§ What needs to be done
Give back only the lines from the one that contains "Clone this chart in Apache ECharts." through the one that contains "const allTicks = xTickLabels.concat(xMinorTicks).map(L);", word for word and without images.

§ Records supplied
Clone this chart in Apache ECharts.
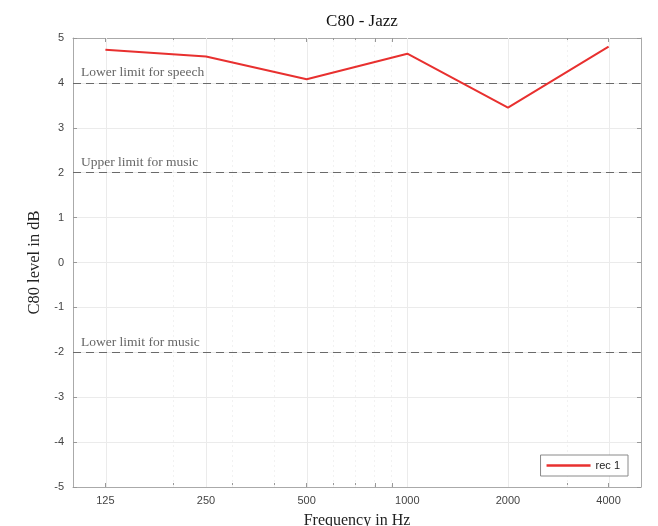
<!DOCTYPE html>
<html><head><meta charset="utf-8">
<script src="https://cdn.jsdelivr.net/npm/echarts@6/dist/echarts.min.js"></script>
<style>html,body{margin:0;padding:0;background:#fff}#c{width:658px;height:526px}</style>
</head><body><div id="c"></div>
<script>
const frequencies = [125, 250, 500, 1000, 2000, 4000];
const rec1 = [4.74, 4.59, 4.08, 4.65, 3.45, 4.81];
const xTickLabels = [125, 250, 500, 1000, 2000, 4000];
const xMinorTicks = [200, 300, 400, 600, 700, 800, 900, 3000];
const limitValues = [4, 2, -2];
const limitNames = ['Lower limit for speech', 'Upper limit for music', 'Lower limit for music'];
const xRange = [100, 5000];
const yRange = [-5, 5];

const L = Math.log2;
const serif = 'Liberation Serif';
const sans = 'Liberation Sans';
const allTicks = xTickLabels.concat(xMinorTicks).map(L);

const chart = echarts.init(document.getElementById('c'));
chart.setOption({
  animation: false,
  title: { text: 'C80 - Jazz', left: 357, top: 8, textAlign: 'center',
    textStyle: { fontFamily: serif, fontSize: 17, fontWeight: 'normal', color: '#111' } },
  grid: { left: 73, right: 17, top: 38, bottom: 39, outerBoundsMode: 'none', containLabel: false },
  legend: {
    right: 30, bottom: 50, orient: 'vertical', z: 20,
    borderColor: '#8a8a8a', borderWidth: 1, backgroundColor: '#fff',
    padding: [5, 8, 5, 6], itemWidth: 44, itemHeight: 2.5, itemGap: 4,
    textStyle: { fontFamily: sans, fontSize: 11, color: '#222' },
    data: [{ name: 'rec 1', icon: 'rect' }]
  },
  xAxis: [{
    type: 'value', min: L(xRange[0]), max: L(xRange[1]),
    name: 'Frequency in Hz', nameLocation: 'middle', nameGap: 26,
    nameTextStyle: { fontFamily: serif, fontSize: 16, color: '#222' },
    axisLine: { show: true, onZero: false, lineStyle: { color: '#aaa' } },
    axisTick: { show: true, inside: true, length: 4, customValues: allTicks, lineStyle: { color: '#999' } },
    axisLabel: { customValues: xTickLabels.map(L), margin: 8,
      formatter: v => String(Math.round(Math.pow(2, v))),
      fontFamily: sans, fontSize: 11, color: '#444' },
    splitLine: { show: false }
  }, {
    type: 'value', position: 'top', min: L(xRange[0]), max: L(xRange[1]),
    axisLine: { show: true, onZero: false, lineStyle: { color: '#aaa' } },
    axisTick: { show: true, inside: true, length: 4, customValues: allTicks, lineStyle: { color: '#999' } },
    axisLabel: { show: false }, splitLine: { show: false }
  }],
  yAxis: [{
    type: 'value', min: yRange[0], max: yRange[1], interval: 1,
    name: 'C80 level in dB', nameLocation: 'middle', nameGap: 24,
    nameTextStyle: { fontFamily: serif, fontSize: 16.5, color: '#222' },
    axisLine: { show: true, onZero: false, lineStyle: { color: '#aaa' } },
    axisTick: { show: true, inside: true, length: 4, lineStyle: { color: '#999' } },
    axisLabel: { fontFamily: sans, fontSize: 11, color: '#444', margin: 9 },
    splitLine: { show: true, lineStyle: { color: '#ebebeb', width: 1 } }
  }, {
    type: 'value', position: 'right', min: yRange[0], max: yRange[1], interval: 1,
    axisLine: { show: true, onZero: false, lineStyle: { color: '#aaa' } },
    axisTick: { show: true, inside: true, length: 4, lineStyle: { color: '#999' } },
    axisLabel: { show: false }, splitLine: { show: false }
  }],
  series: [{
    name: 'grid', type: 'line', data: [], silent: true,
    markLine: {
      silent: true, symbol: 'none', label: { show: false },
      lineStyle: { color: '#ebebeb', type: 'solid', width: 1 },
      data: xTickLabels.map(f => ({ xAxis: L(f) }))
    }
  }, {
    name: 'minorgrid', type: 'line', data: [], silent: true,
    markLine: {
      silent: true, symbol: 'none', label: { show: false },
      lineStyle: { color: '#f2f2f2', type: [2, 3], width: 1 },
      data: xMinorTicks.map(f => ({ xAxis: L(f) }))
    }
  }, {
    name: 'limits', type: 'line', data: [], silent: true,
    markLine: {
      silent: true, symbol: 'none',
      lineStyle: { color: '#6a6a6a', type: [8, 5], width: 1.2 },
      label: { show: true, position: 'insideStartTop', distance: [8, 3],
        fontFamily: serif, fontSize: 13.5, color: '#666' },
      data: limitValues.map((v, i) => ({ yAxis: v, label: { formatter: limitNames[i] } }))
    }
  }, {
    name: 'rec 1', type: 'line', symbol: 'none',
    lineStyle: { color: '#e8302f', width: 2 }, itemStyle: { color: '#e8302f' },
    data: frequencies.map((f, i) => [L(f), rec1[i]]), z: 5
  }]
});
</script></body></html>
* * *
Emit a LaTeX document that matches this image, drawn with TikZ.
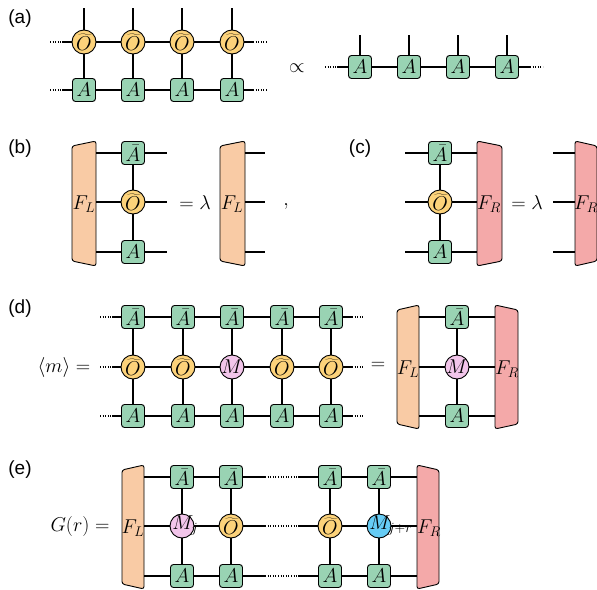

§ Complete response
Clone this chart in Apache ECharts.
<!DOCTYPE html>
<html><head><meta charset="utf-8">
<script src="https://cdn.jsdelivr.net/npm/echarts@6/dist/echarts.min.js"></script>
<style>html,body{margin:0;padding:0;background:#fff}#c{width:658px;height:526px}</style>
</head><body><div id="c"></div>
<script>
const frequencies = [125, 250, 500, 1000, 2000, 4000];
const rec1 = [4.74, 4.59, 4.08, 4.65, 3.45, 4.81];
const xTickLabels = [125, 250, 500, 1000, 2000, 4000];
const xMinorTicks = [200, 300, 400, 600, 700, 800, 900, 3000];
const limitValues = [4, 2, -2];
const limitNames = ['Lower limit for speech', 'Upper limit for music', 'Lower limit for music'];
const xRange = [100, 5000];
const yRange = [-5, 5];

const L = Math.log2;
const serif = 'Liberation Serif';
const sans = 'Liberation Sans';
const allTicks = xTickLabels.concat(xMinorTicks).map(L);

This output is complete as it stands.